A section of the exhibition will be devoted to portrait busts and paintings of the Barberini family—who rose to prominence in 17th-century Rome with the election of Cardinal Maffeo Barberini to the papal throne in 1623 as Urban VIII—and members of their entourage. Bernini’s portraits of Francesco Barberini (1620s, marble), Maffeo’s uncle, and Camilla Barberini (1620s, marble), Maffeo’s mother, will be on view, alongside numerous depictions by Bernini of Urban VIII himself, including two bronze busts, a marble bust, a bronze and porphyry bust, and an oil painting. A spiritually charged marble bust of Carlo Barberini (ca. 1630) by Bernini’s contemporary Francesco Mochi will also be on display.
Though Bernini’s sculptural masterpieces are the core of the exhibition, his magnificent portrait drawings will also be included. While his portrait busts depict dignitaries, these more intimate works on paper portray with remarkable freshness unidentified persons, such as Portrait of a Boy (ca. 1630) and Portrait of a Man with a Moustache (ca. 1630). This section will also include two very special self-portraits Bernini created—one in 1630 as a young man and the other in 1665 when he was more advanced in age.

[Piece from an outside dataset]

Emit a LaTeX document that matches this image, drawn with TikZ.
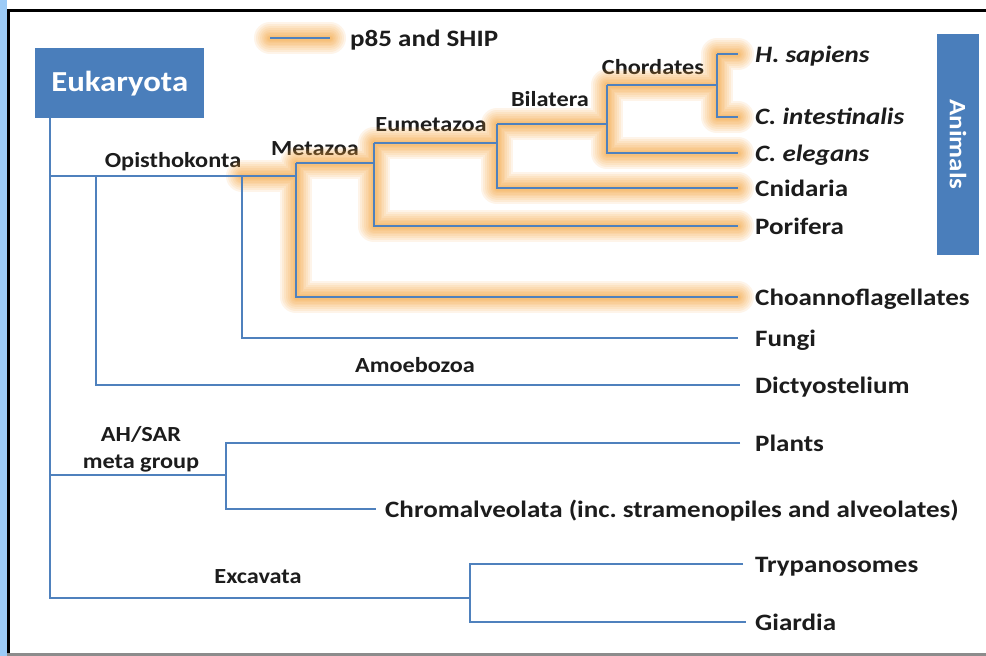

The work of Giuliano Finelli and Alessandro Algardi will also be on view—demonstrating the influence Bernini’s virtuosic realism had on Finelli and the naturalistic classicism developed by Bernini’s rival Algardi.
Bernini and the Birth of Baroque Portrait Sculpture is co-organized by the J. Paul Getty Museum and the National Gallery of Ottawa. The exhibition is curated by Catherine Hess, associate curator of sculpture and decorative arts at the Getty Museum; Andrea Bacchi, scholar and professor, Università di Trento, Italy; and Jennifer Montagu, Honorary Fellow, Warburg Institute, London After premiering at the Getty this Summer, the exhibition will be on view at the National Gallery of Canada in Ottawa from November 28, 2008 – March 8, 2009. The exhibition will also be accompanied by a full-color catalogue.